Ils m’ont laissée passer, ahuris par cette fille qu’il ne fallait visiblement pas contrarier ce jour-là.
Je suis arrivée dans la station de montagne où j’habitais.
Il neigeait toujours.
J’ai emmitouflé la cage de Pirouli et j’ai parcouru le long chemin qui me menait de la gare à l’appartement.
Ma vie a commencé avec mon drôle d’oiseau.
J’ai horreur de voir des oiseaux en cage.
Mon premier soin a été de lui offrir plus d’espace en lui achetant une très grande cage.
Il avait enterré ma grand-mère, ma mère… je me demandais ce qui allait m’arriver.
A vue de nez, il devait avoir 8 ans.
Je savais qu’un canari avait une espérance de vie entre 8 et 10 ans.
Et je comptais bien le gâter…
Pirouli a été l’oiseau le plus choyé au monde, je crois.
Je lui aurait bien offert une « Piroulite », mais mon vétérinaire me l’a déconseillé.
Pirouli était un vieux célibataire, il n’aurait sans doute pas apprécié une telle intrusion dans son existence.
Il se baignait tous les jours, recevait les friandises les plus fines, vivait dans une cage immaculée.
J’avais appris à « parler oiseau », répondant à ses roulades.
Dès que je prenais ma guitare, il chantait comme un fou, m’obligeant à couvrir sa cage pour mes enregistrements… qu’il contrariait en chantant dans le noir dès qu’il entendait ma voix.

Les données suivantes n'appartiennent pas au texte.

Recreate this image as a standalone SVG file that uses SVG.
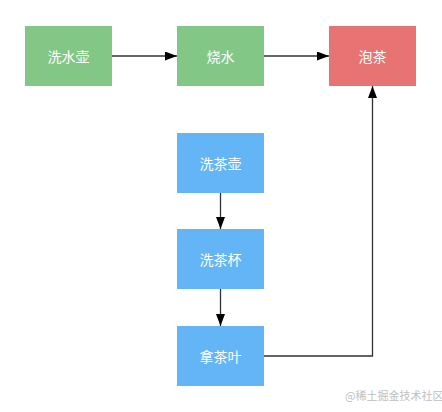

Je m’étais habituée à lui, à cette minuscule boule de plumes aux petits yeux noirs et vifs, qui m’accueillait le matin par des chants interminables et une attitude joyeuse.
Je l’aimais beaucoup, même s’il m’agaçait prodigieusement lorsqu’il ajoutait son grain de sel à mes chansons.
Quelques années plus tard, j’ai retrouvé Piroulit mort au fond de sa cage.
C’était prévisible…
Il avait vécu une longue vie d’oiseau, avait plus baroudé qu’un pigeon voyageur, lui qui avait effectué 900 kilomètres en train, vécu dans deux pays.
Il avait une véritable personnalité.
La preuve?
Plus de trente ans plus tard, je pense encore à lui au point d’en reparler.